What is the payback period for solar street lights?

Payback period = Total Upfront Cost / Annual Grid Savings. For most projects, payback occurs in 2-4 years. In regions with electricity above $0.15/kWh, payback can happen in under 2 years. After payback, every year of operation is pure savings.

How long do solar street light batteries last?

LiFePO4 batteries in quality solar street lights last 5-8 years with 2,000+ charge cycles. Budget for one battery replacement at $30-70 per unit around year 6. This is the only major replacement cost in a 10-year lifecycle — LED modules last 50,000+ hours and solar panels are rated for 25 years.

Are solar street lights cheaper than grid-connected lights over 10 years?

Yes, by a significant margin. A grid-connected street light costs $600-1,200 over 10 years when you include electricity, cable trenching, transformer allocation, and maintenance. An equivalent solar street light costs $480-620 for the same period — a 40-60% reduction in total cost of ownership.

What maintenance costs should I budget for solar street lights?

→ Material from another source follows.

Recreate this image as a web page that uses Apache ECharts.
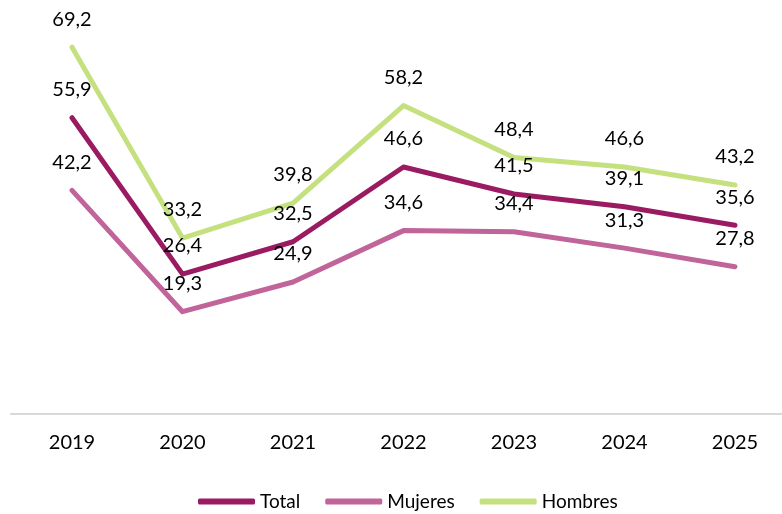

Annual maintenance is minimal: $2-5 per unit for panel cleaning, typically once or twice per year. There are no bulb replacements, no electrical inspections, and no grid connection maintenance. The only significant maintenance event is battery replacement around year 6, costing $30-70 per unit.

Does climate affect solar street light TCO?

Yes. Solar irradiance directly impacts charging efficiency and battery longevity. Regions with 4+ peak sun hours per day (most of Africa, Middle East, Southeast Asia) achieve optimal TCO. High-latitude or heavily overcast regions may need larger solar panels, adding $10-20 per unit to the initial cost.

How do I present solar street light TCO to management for budget approval?

Use the TCO Cheat Sheet table from this guide — it shows per-year cost for every wattage tier alongside the grid equivalent. The key selling points: zero electricity cost, 40-60% lower TCO than grid, 2-4 year payback period, and 25-year infrastructure lifespan. Screenshot the comparison table and attach it to your budget proposal.